Why Coupang is acquiring Farfetch

London-based Farfetch faced possible bankruptcy without a dramatic influx of capital to cover its debts. The Coupang deal meant that Farfetch could abandon another proposal from the Swiss luxury goods group Richemont. Under the terms of that deal, Richemont would have taken a minority stake in Farfetch.

“By providing access to $500 million in capital, this acquisition allows Farfetch to continue delivering exceptional services for its brand and boutique partners, and to more than 4 million customers around the world,” Coupang’s statement on Wednesday read.

Investors opposed to the Farfetch acquisition

On Jan. 26, a group of investors calling themselves “the 2027 Ad Hoc Group” declared that it disagreed with the terms of the Coupang deal. They assessed that the sale undervalued Farfetch, based on previous valuation estimates from August 2023. In addition, the group accused Coupang of deterring competing bidders with a “US$1bn ‘poison pill.'”

Initial terms of Farfetch’s Dec. 18 agreement would have provided time to entertain other bidders until April 30.

According to the group’s own press release, the funds managed by institutional investors in the 2027 Ad Hoc Group held “over 50% of Farfetch’s 2027 convertible notes.” Their public move followed a notice of default and acceleration that meant debt to be paid for their notes would be wiped to zero.
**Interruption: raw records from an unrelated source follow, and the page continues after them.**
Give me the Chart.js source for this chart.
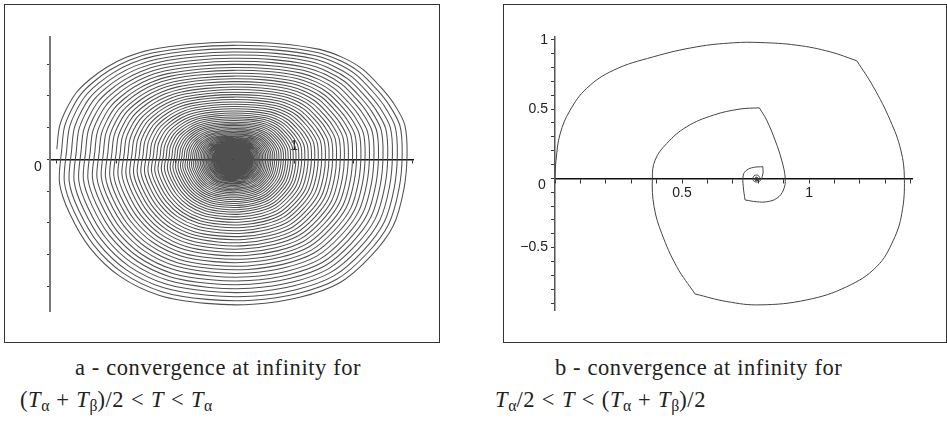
<!DOCTYPE html>
<html>
<head>
<meta charset="utf-8">
<script src="https://cdn.jsdelivr.net/npm/chart.js@4.4.1/dist/chart.umd.min.js"></script>
<style>
  body { margin: 0; width: 947px; height: 422px; background: #fff; position: relative; overflow: hidden; }
  .frame { position: absolute; top: 4px; height: 339px; border: 1.5px solid #333; box-sizing: border-box; }
  #frameA { left: 4px; width: 436px; }
  #frameB { left: 503px; width: 444px; }
  canvas { position: absolute; }
  #chartA { left: 5px; top: 5px; }
  #chartB { left: 504px; top: 5px; }
  .cap { position: absolute; font-family: "Liberation Serif", "DejaVu Serif", serif; font-size: 22.5px; letter-spacing: 0.6px; line-height: 1; color: #222; white-space: nowrap; }
  .cap sub { font-size: 0.7em; vertical-align: baseline; position: relative; top: 0.28em; letter-spacing: 0; }
  .op { margin: 0 0.3em; }
</style>
</head>
<body>
<div class="frame" id="frameA"></div>
<div class="frame" id="frameB"></div>
<canvas id="chartA" width="433" height="337"></canvas>
<canvas id="chartB" width="442" height="337"></canvas>

<div class="cap" style="left:75px; top:357px;">a - convergence at infinity for</div>
<div class="cap" style="left:20px; top:389px;">(<i>T</i><sub>α</sub><span class="op">+</span><i>T</i><sub>β</sub>)/2<span class="op">&lt;</span><i>T</i><span class="op">&lt;</span><i>T</i><sub>α</sub></div>
<div class="cap" style="left:555px; top:357px;">b - convergence at infinity for</div>
<div class="cap" style="left:495px; top:389px;"><i>T</i><sub>α</sub>/2<span class="op">&lt;</span><i>T</i><span class="op">&lt;</span>(<i>T</i><sub>α</sub><span class="op">+</span><i>T</i><sub>β</sub>)/2</div>

<script>
// ---- panel a: many turns of one spiral, all the same egg shape ----
// size of each turn, read from the crossings on the right side (outer = 1)
const loopScaleA = [
  1.000, 0.972, 0.944, 0.916, 0.889, 0.862, 0.836, 0.810, 0.784, 0.759,
  0.735, 0.710, 0.687, 0.663, 0.640, 0.617, 0.595, 0.573, 0.552, 0.531,
  0.510, 0.490, 0.470, 0.451, 0.432, 0.413, 0.395, 0.378, 0.362, 0.346,
  0.331, 0.317, 0.303, 0.290, 0.277, 0.264, 0.252, 0.240, 0.229, 0.218,
  0.208, 0.198, 0.188, 0.179, 0.170, 0.162, 0.154, 0.146, 0.139, 0.132,
  0.125, 0.118, 0.112, 0.106, 0.100, 0.0945, 0.0892, 0.0841, 0.0793, 0.0747,
  0.0703, 0.0661, 0.0621, 0.0583, 0.0547, 0.0513, 0.0480, 0.0449, 0.0420, 0.0392,
  0.0366, 0.0341, 0.0318, 0.0296, 0.0275, 0.0255, 0.0236, 0.0218, 0.0200, 0.0183,
  0.0167, 0.0152, 0.0138, 0.0124, 0.0111, 0.0099, 0.0088, 0.0077, 0.0067, 0.0058
];
// outer turn, offsets from the spiral centre (clockwise from the left)
const loopDxA = [
  -0.594, -0.585, -0.562, -0.528, -0.483, -0.427, -0.360, -0.281, -0.146, 0,
  0.158, 0.292, 0.371, 0.438, 0.495, 0.540, 0.579, 0.587, 0.576, 0.540,
  0.464, 0.360, 0.225, 0.067, -0.090, -0.247, -0.382, -0.483, -0.551, -0.585
];
const loopDyA = [
  0.032, 0.104, 0.158, 0.211, 0.252, 0.290, 0.322, 0.345, 0.363, 0.370,
  0.365, 0.347, 0.321, 0.284, 0.231, 0.179, 0.110, 0.016, -0.095, -0.210,
  -0.306, -0.389, -0.435, -0.457, -0.454, -0.429, -0.368, -0.278, -0.170, -0.074
];
const centerA = { x: 0.794, y: 0 };
const xRangeA = [0.177, 1.401];
const yRangeA = [-0.478, 0.386];
const xLabelsA = [1];

// ---- panel b: a single spiral ----
const spiralXB = [
  0, 0.004, 0.02, 0.059, 0.125, 0.23, 0.387, 0.558, 0.702, 0.807,
  0.951, 1.083, 1.188, 1.253, 1.319, 1.361, 1.375, 1.365, 1.332, 1.266,
  1.148, 0.991, 0.807, 0.676, 0.551, 0.479, 0.42, 0.39, 0.383, 0.394,
  0.44, 0.518, 0.623, 0.728, 0.804, 0.833, 0.866, 0.892, 0.906, 0.899,
  0.873, 0.833, 0.794, 0.748, 0.741, 0.741, 0.755, 0.781, 0.818, 0.818,
  0.806, 0.794, 0.781, 0.779, 0.787, 0.8, 0.806, 0.8, 0.79, 0.786,
  0.79, 0.797, 0.798, 0.794
];
const spiralYB = [
  0, 0.13, 0.32, 0.49, 0.65, 0.78, 0.877, 0.949, 0.978, 0.98,
  0.961, 0.913, 0.848, 0.66, 0.42, 0.204, 0, -0.252, -0.445, -0.637,
  -0.782, -0.877, -0.913, -0.889, -0.834, -0.637, -0.397, -0.205, 0, 0.132,
  0.252, 0.372, 0.456, 0.5, 0.509, 0.42, 0.276, 0.132, 0, -0.084,
  -0.144, -0.169, -0.169, -0.156, -0.06, 0.024, 0.06, 0.079, 0.084, 0.03,
  -0.02, -0.027, -0.017, 0.005, 0.022, 0.02, 0, -0.015, -0.014, -0.003,
  0.008, 0.006, -0.004, -0.006
];
// indexes where the curve has a sharp corner
const cornersB = [12, 24, 34, 43, 48];
const xRangeB = [0, 1.405];
const yRangeB = [-0.95, 1.02];
const xLabelsB = [0.5, 1];
const yLabelsB = [1, 0.5, -0.5];

Chart.defaults.font.family = '"Liberation Sans", Arial, sans-serif';
Chart.defaults.font.size = 14;
Chart.defaults.color = '#222';

function fmt(v) {
  return v < 0 ? '\u2212' + Math.abs(v) : String(v);
}

// x axis crosses the plot at y = 0; y axis sits on the left edge
function makeAxis(range, step, at, labels, opts = {}) {
  const size = opts.size || 0;
  return {
    type: 'linear',
    min: range[0],
    max: range[1],
    position: at,
    afterFit: s => { if (s.isHorizontal()) s.height = size; else s.width = size; },
    border: { display: true, color: opts.borderColor || '#111', width: opts.borderWidth || 1 },
    grid: { drawOnChartArea: false, drawTicks: true, tickLength: opts.tickLength || 4, color: '#333' },
    ticks: {
      stepSize: step,
      includeBounds: false,
      autoSkip: false,
      maxRotation: 0,
      padding: opts.padding ?? 3,
      color: '#222',
      callback: v => {
        const hit = labels.find(l => Math.abs(l - v) < 1e-6);
        return hit === undefined ? '' : fmt(hit);
      }
    }
  };
}

// the lone "0" sitting below-left of where the axes meet
const originLabel = {
  id: 'originLabel',
  afterDraw(chart, args, opts) {
    const { ctx, scales: { x, y } } = chart;
    ctx.save();
    ctx.font = '14px "Liberation Sans", Arial, sans-serif';
    ctx.fillStyle = '#222';
    ctx.textAlign = 'center';
    ctx.textBaseline = 'middle';
    ctx.fillText('0', x.getPixelForValue(opts.atX) + opts.dx, y.getPixelForValue(0) + opts.dy);
    ctx.restore();
  }
};

// build panel a
const spiralA = [];
loopScaleA.forEach(s => {
  loopDxA.forEach((dx, k) => {
    spiralA.push({ x: centerA.x + s * dx, y: centerA.y + s * loopDyA[k] });
  });
});

new Chart(document.getElementById('chartA'), {
  type: 'scatter',
  data: {
    datasets: [{
      data: spiralA,
      showLine: true,
      borderColor: '#4f4f4f',
      borderWidth: 1.05,
      pointRadius: 0,
      tension: 0.3
    }]
  },
  options: {
    responsive: false,
    animation: false,
    events: [],
    layout: { padding: { left: 45, right: 25, top: 32, bottom: 31 } },
    plugins: {
      legend: { display: false },
      tooltip: { enabled: false },
      originLabel: { atX: xRangeA[0], dx: -12, dy: 8 }
    },
    scales: {
      x: makeAxis(xRangeA, 0.2, { y: 0 }, xLabelsA, { tickLength: 3, padding: -25, borderWidth: 1.5 }),
      y: makeAxis(yRangeA, 0.1, 'left', [], { tickLength: 3, borderColor: '#777', borderWidth: 2 })
    }
  },
  plugins: [originLabel]
});

// build panel b, one piece per smooth stretch
const piecesB = [];
const cuts = [0, ...cornersB, spiralXB.length - 1];
for (let i = 0; i < cuts.length - 1; i++) {
  const pts = [];
  for (let j = cuts[i]; j <= cuts[i + 1]; j++) pts.push({ x: spiralXB[j], y: spiralYB[j] });
  piecesB.push({
    data: pts,
    showLine: true,
    borderColor: '#444',
    borderWidth: 1,
    pointRadius: 0,
    tension: 0.4
  });
}
const lastB = spiralXB.length - 1;
piecesB.push({
  data: [{ x: spiralXB[lastB], y: spiralYB[lastB] }],
  pointRadius: 2,
  backgroundColor: '#333',
  borderWidth: 0
});

new Chart(document.getElementById('chartB'), {
  type: 'scatter',
  data: { datasets: piecesB },
  options: {
    responsive: false,
    animation: false,
    events: [],
    layout: { padding: { left: 6, right: 34, top: 32, bottom: 32 } },
    plugins: {
      legend: { display: false },
      tooltip: { enabled: false },
      originLabel: { atX: 0, dx: -13, dy: 7 }
    },
    scales: {
      x: makeAxis(xRangeB, 0.1, { y: 0 }, xLabelsB, { tickLength: 4, padding: 2, borderWidth: 1.5 }),
      y: makeAxis(yRangeB, 0.1, 'left', yLabelsB, { size: 45, tickLength: 4, padding: 3, borderColor: '#555', borderWidth: 1.5 })
    }
  },
  plugins: [originLabel]
});
</script>
</body>
</html>
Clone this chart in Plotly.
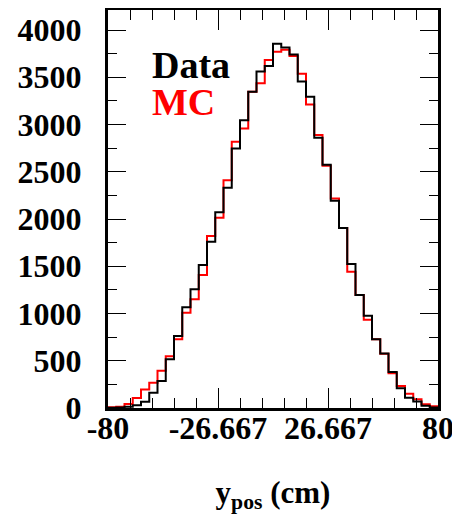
import numpy as np
import plotly.graph_objects as go

# y_pos histogram, 40 bins of 4 cm from -80 to 80
bin_edges = np.linspace(-80, 80, 41)

data_counts = [3, 5, 14, 28, 67, 162, 286, 515, 762, 1065,
               1256, 1513, 1760, 2072, 2330, 2747, 3045, 3347, 3560, 3619,
               3855, 3815, 3742, 3455, 3294, 2860, 2575, 2192, 1905, 1524,
               1196, 975, 727, 578, 380, 208, 108, 70, 25, 5]

mc_counts = [7, 14, 42, 105, 197, 268, 395, 548, 727, 1009,
             1150, 1407, 1820, 2014, 2410, 2818, 2958, 3347, 3436, 3683,
             3770, 3792, 3725, 3537, 3212, 2890, 2565, 2217, 1905, 1441,
             1196, 935, 727, 575, 367, 233, 150, 92, 40, 18]

x_tickvals = [-80, -26.667, 26.667, 80]
x_ticktext = ["-80", "-26.667", "26.667", "80"]

font_family = "Liberation Serif, Times New Roman, serif"


def step_xy(counts):
    # repeat last value so the final bin gets its full width with 'hv'
    return list(bin_edges), list(counts) + [counts[-1]]


fig = go.Figure()

x, y = step_xy(mc_counts)
fig.add_trace(go.Scatter(x=x, y=y, mode="lines", line_shape="hv",
                         line=dict(color="#ff0000", width=2), name="MC"))
x, y = step_xy(data_counts)
fig.add_trace(go.Scatter(x=x, y=y, mode="lines", line_shape="hv",
                         line=dict(color="black", width=2), name="Data"))

fig.add_annotation(x=0.127, y=0.862, xref="paper", yref="paper",
                   xanchor="left", yanchor="middle", showarrow=False,
                   text="Data", font=dict(family=font_family, size=38,
                                          color="black", weight="bold"))
fig.add_annotation(x=0.127, y=0.768, xref="paper", yref="paper",
                   xanchor="left", yanchor="middle", showarrow=False,
                   text="MC", font=dict(family=font_family, size=38,
                                        color="#ff0000", weight="bold"))

fig.update_xaxes(
    range=[-80, 80], showgrid=False, zeroline=False,
    showline=True, linewidth=3, linecolor="black", mirror="ticks",
    tickmode="array", tickvals=x_tickvals, ticktext=x_ticktext,
    ticks="inside", ticklen=20, tickwidth=1, tickcolor="black",
    minor=dict(tick0=-80, dtick=160 / 15, ticks="inside", ticklen=10,
               tickwidth=1, tickcolor="black", showgrid=False),
    tickfont=dict(family=font_family, size=32, color="black", weight="bold"),
    ticklabelstandoff=-10,
    title=dict(text="y<sub>pos</sub> (cm)", standoff=36,
               font=dict(family=font_family, size=31, color="black",
                         weight="bold")),
)
fig.update_yaxes(
    range=[0, 4212], showgrid=False, zeroline=False,
    showline=True, linewidth=3, linecolor="black", mirror="ticks",
    tick0=0, dtick=500,
    ticks="inside", ticklen=18, tickwidth=1, tickcolor="black",
    minor=dict(tick0=0, dtick=250, ticks="inside", ticklen=9,
               tickwidth=1, tickcolor="black", showgrid=False),
    tickfont=dict(family=font_family, size=32, color="black", weight="bold"),
    ticklabelstandoff=17,
)

# the page body adds an 8px offset, so margins are shifted to compensate
fig.update_layout(
    width=460, height=521,
    margin=dict(l=100, r=30, t=2, b=121, autoexpand=False),
    paper_bgcolor="white", plot_bgcolor="white",
    showlegend=False,
)

fig.write_html("out.html")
“The Group believes this process sets an incredibly dangerous precedent,” stated a spokesperson for the 2027 Ad Hoc Group. “Allowing this transaction to complete fails to maximize the value of the assets of the Company, at a time when at least three other credible parties were publicly reported to be interested in all or parts of the business.”

Farfetch’s SEC filing and message on convertible notes

Farfetch addressed convertible notes in a filing with the Securities and Exchange Commission dated Jan. 31. The filing states that — as a part of its acquisition — debt related to notes such as those described by the 2027 Ad Hoc Group will not be recoverable going forward.

“Farfetch expects that holders of its Class A and B ordinary shares and its convertible notes will not recover any of their outstanding investments in Farfetch, and Farfetch expects to be liquidated,” the company stated in its Form 6-K filing.

Moreover, Farfetch maintains that its efforts to obtain a competitive bid were sufficient.

“Following a robust marketing process undertaken by JP Morgan on behalf of FF PLC for the sale of all of FF PLC’s business and assets, which process did not result in a proposal for a competing transaction, on January 30, 2024, Surpique LP consummated the purchase of FF PLC’s business and assets through an English-law pre-pack administration process (the ‘Sale’),” Farfetch stated in its filing.